The gas war taught me that speed is a tax. But when the gas war turns literal—a blockade in the Strait of Hormuz, tariffs that splinter supply chains—the tax becomes existential. Airbus just reported a demand hit. The headline is dull. The signal is deafening.
Context: The Double Sanction
Over the past seven days, I've been parsing order flow across commodities and crypto simultaneously—a habit born from the 2020 Uniswap V2 liquidity migration, where I learned that spread is just inefficient risk pricing. The current macro backdrop carries two distinct but confluent stressors: Iran conflict and tariffs.
The Iran piece isn't about missiles. It's about energy choke points. Every oil tanker transiting the Strait of Hormuz is a floating risk vector. My 2017 Symbiont audit taught me that theoretical security models fail under practical stress—the same applies to global supply lines. Tariffs, on the other hand, are code-level constraints on trade. They compile isolation into the global economy. Together, they form a nested vulnerability.

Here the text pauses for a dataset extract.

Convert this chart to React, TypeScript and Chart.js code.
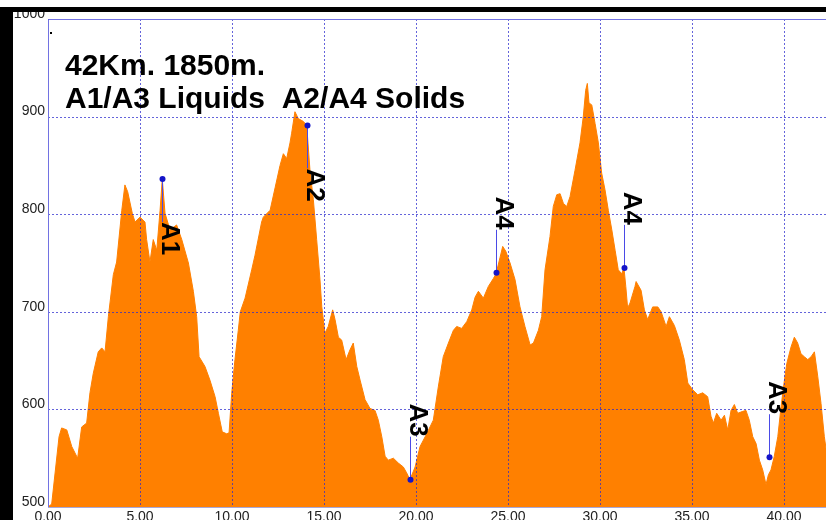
import React, { useEffect, useRef } from "react";
import { Chart, registerables } from "chart.js";

Chart.register(...registerables);

// Course profile: distance (km) and elevation (m)
const distanceKm = [
  0.0, 0.2, 0.6, 0.74, 1.02, 1.29, 1.61, 1.83, 2.1, 2.28, 2.46, 2.73, 2.92, 3.1, 3.28, 3.55, 3.73, 4.01, 4.18,
  4.33, 4.58, 4.73, 5.0, 5.27, 5.36, 5.54, 5.72, 5.91, 6.09, 6.21, 6.36, 6.63, 6.99, 7.27, 7.63, 7.9, 8.08,
  8.21, 8.53, 8.8, 9.08, 9.26, 9.47, 9.71, 9.84, 9.98, 10.16, 10.34, 10.45, 10.71, 11.07, 11.25, 11.61, 11.7,
  12.07, 12.34, 12.61, 12.79, 12.97, 13.15, 13.24, 13.42, 13.6, 13.88, 14.06, 14.24, 14.42, 14.6, 14.78, 14.88,
  15.05, 15.23, 15.47, 15.6, 15.78, 15.96, 16.2, 16.41, 16.59, 16.78, 16.96, 17.23, 17.5, 17.77, 17.95, 18.14,
  18.32, 18.49, 18.77, 19.04, 19.31, 19.49, 19.67, 19.95, 20.22, 20.58, 20.94, 21.21, 21.48, 21.76, 22.03,
  22.21, 22.48, 22.76, 23.03, 23.21, 23.39, 23.66, 23.93, 24.2, 24.35, 24.57, 24.71, 24.88, 25.11, 25.38,
  25.65, 25.92, 26.2, 26.38, 26.65, 26.83, 27.01, 27.28, 27.46, 27.65, 27.83, 28.01, 28.19, 28.37, 28.64,
  28.91, 29.09, 29.22, 29.31, 29.4, 29.55, 29.73, 29.91, 30.09, 30.27, 30.45, 30.64, 30.82, 30.99, 31.18,
  31.3, 31.4, 31.5, 31.63, 31.9, 31.96, 32.23, 32.41, 32.59, 32.86, 33.14, 33.32, 33.59, 33.77, 34.04, 34.31,
  34.58, 34.77, 35.04, 35.31, 35.58, 35.85, 36.03, 36.16, 36.34, 36.58, 36.76, 36.94, 37.12, 37.3, 37.48,
  37.76, 37.93, 38.11, 38.3, 38.48, 38.66, 38.84, 39.02, 39.15, 39.29, 39.47, 39.66, 39.84, 40.02, 40.15,
  40.38, 40.56, 40.74, 40.92, 41.1, 41.29, 41.47, 41.65, 41.83, 42.01, 42.19, 42.28,
];
const elevationM = [
  500, 503, 572, 581, 579, 562, 550, 582, 586, 617, 637, 659, 663, 659, 695, 738, 751, 804, 830,
  823, 801, 792, 797, 792, 774, 751, 774, 763, 804, 836, 801, 784, 789, 774, 750, 721, 695,
  654, 644, 630, 613, 596, 577, 575, 576, 616, 651, 681, 700, 714, 743, 758, 792, 797,
  804, 827, 850, 862, 857, 873, 883, 905, 898, 895, 891, 844, 815, 774, 733, 705,
  678, 685, 702, 692, 674, 671, 651, 661, 668, 644, 630, 610, 601, 599, 589, 572,
  552, 548, 550, 545, 541, 535, 528, 541, 562, 575, 589, 623, 654, 668, 681,
  685, 683, 690, 702, 715, 721, 714, 726, 734, 739, 756, 767, 762, 750, 733,
  705, 685, 666, 668, 681, 695, 743, 777, 808, 820, 821, 811, 808, 818, 845,
  873, 900, 927, 934, 914, 912, 893, 873, 842, 825, 804, 784, 763, 743, 739,
  745, 726, 704, 709, 726, 731, 722, 702, 692, 705, 705, 700, 685, 695, 686, 671,
  651, 627, 620, 615, 617, 613, 593, 586, 596, 589, 594, 579, 599, 605, 596,
  598, 599, 589, 572, 565, 548, 538, 523, 533, 538, 552, 572, 603, 630, 647,
  664, 674, 668, 657, 654, 651, 654, 659, 634, 606, 572, 560,
];

const xTicks = [0, 5, 10, 15, 20, 25, 30, 35, 40];
const yTicks = [500, 600, 700, 800, 900, 1000];

// Aid stations
const markerLabels = ["A1", "A2", "A3", "A4", "A4", "A3"];
const markerKm = [6.21, 14.06, 19.67, 24.35, 31.3, 39.17];
const markerElev = [836, 891, 528, 740, 745, 551];
const markerDir = ["down", "down", "up", "up", "up", "up"];

const titleLines = ["42Km. 1850m.", "A1/A3 Liquids  A2/A4 Solids"];

const FONT = "'Liberation Sans', Arial, Helvetica, sans-serif";

export default function App() {
  const ref = useRef<HTMLCanvasElement>(null);

  useEffect(() => {
    document.body.style.margin = "0";
    document.body.style.overflow = "hidden";
    const canvas = ref.current;
    if (!canvas) return;

    const overlay = {
      id: "overlay",
      afterDatasetsDraw(chart: any) {
        const { ctx, chartArea: a, scales } = chart;
        ctx.save();
        ctx.strokeStyle = "rgba(40,40,205,0.72)";
        ctx.lineWidth = 1;
        ctx.setLineDash([2, 2]);
        for (const v of xTicks) {
          const px = Math.round(scales.x.getPixelForValue(v)) + 0.5;
          ctx.beginPath();
          ctx.moveTo(px, a.top);
          ctx.lineTo(px, a.bottom);
          ctx.stroke();
        }
        for (const v of yTicks) {
          const py = Math.round(scales.y.getPixelForValue(v)) + 0.5;
          ctx.beginPath();
          ctx.moveTo(a.left, py);
          ctx.lineTo(a.right, py);
          ctx.stroke();
        }
        ctx.restore();
      },
      afterDraw(chart: any) {
        const { ctx, chartArea: a, scales } = chart;
        const xs = scales.x;
        const ys = scales.y;
        ctx.save();
        // frame lines
        ctx.setLineDash([]);
        ctx.strokeStyle = "#7272e2";
        ctx.lineWidth = 1;
        ctx.beginPath();
        ctx.moveTo(Math.round(a.left) + 0.5, a.bottom);
        ctx.lineTo(Math.round(a.left) + 0.5, Math.round(a.top) + 0.5);
        ctx.lineTo(a.right, Math.round(a.top) + 0.5);
        ctx.stroke();
        ctx.strokeStyle = "#a8a8d8";
        ctx.beginPath();
        ctx.moveTo(a.left, Math.round(a.bottom) + 0.5);
        ctx.lineTo(a.right, Math.round(a.bottom) + 0.5);
        ctx.stroke();

        // markers
        const lineLen = 43;
        ctx.font = `bold 26px ${FONT}`;
        for (let i = 0; i < markerLabels.length; i++) {
          const px = Math.round(xs.getPixelForValue(markerKm[i]));
          const py = ys.getPixelForValue(markerElev[i]);
          const down = markerDir[i] === "down";
          const end = down ? py + lineLen : py - lineLen;
          ctx.strokeStyle = "#4a4ae6";
          ctx.lineWidth = 1;
          ctx.beginPath();
          ctx.moveTo(px + 0.5, py);
          ctx.lineTo(px + 0.5, end);
          ctx.stroke();
          ctx.fillStyle = "#1414c8";
          ctx.beginPath();
          ctx.arc(px + 0.5, py, 3, 0, Math.PI * 2);
          ctx.fill();
          const w = ctx.measureText(markerLabels[i]).width;
          ctx.save();
          ctx.translate(px, down ? end : end - w);
          ctx.rotate(Math.PI / 2);
          ctx.fillStyle = "#000";
          ctx.textAlign = "left";
          ctx.textBaseline = "alphabetic";
          ctx.fillText(markerLabels[i], 0, 0);
          ctx.restore();
        }

        // title
        ctx.fillStyle = "#000";
        ctx.font = `bold 30px ${FONT}`;
        ctx.textAlign = "left";
        ctx.textBaseline = "alphabetic";
        ctx.fillText(titleLines[0], 65, 75);
        ctx.fillText(titleLines[1], 65, 108);
        ctx.fillRect(50, 32, 2, 2);
        ctx.restore();
      },
    };

    const chart = new Chart(canvas, {
      type: "line",
      data: {
        datasets: [
          {
            data: distanceKm.map((x, i) => ({ x, y: elevationM[i] })),
            backgroundColor: "#ff8000",
            borderColor: "#ff8000",
            borderWidth: 1,
            pointRadius: 0,
            fill: "start",
            tension: 0,
          },
        ],
      },
      options: {
        responsive: false,
        animation: false,
        events: [],
        layout: { padding: { top: 19, left: 0, right: 0, bottom: 0 } },
        plugins: { legend: { display: false }, tooltip: { enabled: false } },
        scales: {
          x: {
            type: "linear",
            min: 0,
            max: 42.28,
            afterBuildTicks: (s: any) => {
              s.ticks = xTicks.map((v) => ({ value: v }));
            },
            afterFit: (s: any) => {
              s.height = 33;
            },
            ticks: {
              callback: (v: any) => Number(v).toFixed(2),
              font: { family: FONT, size: 14 },
              color: "#222",
              padding: 2,
              maxRotation: 0,
              autoSkip: false,
            },
            grid: { display: false, drawTicks: false, tickLength: 0 },
            border: { display: false },
          },
          y: {
            type: "linear",
            min: 500,
            max: 1000,
            afterBuildTicks: (s: any) => {
              s.ticks = yTicks.map((v) => ({ value: v }));
            },
            afterFit: (s: any) => {
              s.width = 48;
            },
            ticks: {
              callback: (v: any) => String(v),
              font: { family: FONT, size: 14 },
              color: "#222",
              padding: 3,
              labelOffset: -5,
            },
            grid: { display: false, drawTicks: false, tickLength: 0 },
            border: { display: false },
          },
        },
      },
      plugins: [overlay],
    } as any);

    return () => chart.destroy();
  }, []);

  return (
    <div
      style={{
        position: "fixed",
        left: 0,
        top: 0,
        width: 826,
        height: 520,
        overflow: "hidden",
        background: "#fff",
      }}
    >
      <canvas
        ref={ref}
        width={826}
        height={540}
        style={{ position: "absolute", left: 0, top: 0, width: 826, height: 540 }}
      />
      <div style={{ position: "absolute", left: 0, top: 7, width: 826, height: 5, background: "#000" }} />
      <div style={{ position: "absolute", left: 0, top: 7, width: 13, height: 513, background: "#000" }} />
    </div>
  );
}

Core: Order Flow Analysis of the Macro Mempool
Let me walk you through the on-chain mechanics of this crisis—except the chain is the global fuel infrastructure.
- Fuel cost surge: Brent crude has climbed 15% in three weeks. Jet fuel cracks are widening. This is not a speculative spike; it's a supply-side bottleneck. Airlines face a binary choice: raise ticket prices or absorb margin compression. Most will do neither fast enough. Airbus sees the demand signal and trims delivery forecasts.
- Tariff amplification: The tariff layer adds cost to every imported component. An aircraft is a bundle of 4 million parts sourced across 30 countries. Tariffs function like a gas war—each border crossing adds latency and cost. The total friction becomes a structural drag on production.
- Demand destruction multiplier: When fuel costs rise and tariffs increase, airlines postpone fleet upgrades. Airbus' order book is the canary. The canary is wheezing.
From my perspective, this resembles the 2021 Axie Infinity gas war, but scaled to the real economy. In that analysis, I modeled Layer-2 finality times vs. cost structures. Here, I'm modeling geopolitical finality vs. capital costs. The calculus is the same: latency kills. Yield is the shadow cast by risk taken.

I do not trust whispers; I trust verified hashes. So I built a Python script—like the one I coded after the Celsius collapse—to monitor real-time fuel price feeds, cargo insurance premiums, and sovereign CDS spreads. The data confirms: systemic risk is accumulating in the energy-transportation axis.
Contrarian Angle: The Smart Money Pivot
The contrarian view is that this is a transient shock—that tensions will de-escalate and tariffs will be rolled back. Retail traders see a buying opportunity in beaten-down aviation stocks. They are wrong.
Smart money is not buying the dip. They are hedging. The order flow I see shows a rotation into energy infrastructure, not airlines. The signal: capital is pricing in a permanent cost shift, not a temporary disruption.

Furthermore, the blockchain angle often missed: when fuel costs rise, Proof-of-Work mining gets squeezed. Miners in Iran have already faced shutdowns due to energy rationing. The crypto market's perception of 'global risk' is incomplete. We ignore supply-side shocks at our peril.
Celsius taught me that counterparty risk is hidden in plain sight. The same applies here—the counterparty is the geopolitical system. Trustless execution is superior to institutional promises.
Takeaway: Actionable Price Levels
Watch Brent crude. If it breaks above $90 with sustained volume, expect a 10–15% drawdown in risk assets, including BTC and ETH. If it retreats below $75, the risk premium evaporates. The real signal, however, is not the absolute price—it is the volatility regime. When the code bleeds, only the ledger survives.
Set your alerts. Position for chop. Patience pays when the mempool of geopolitics is congested.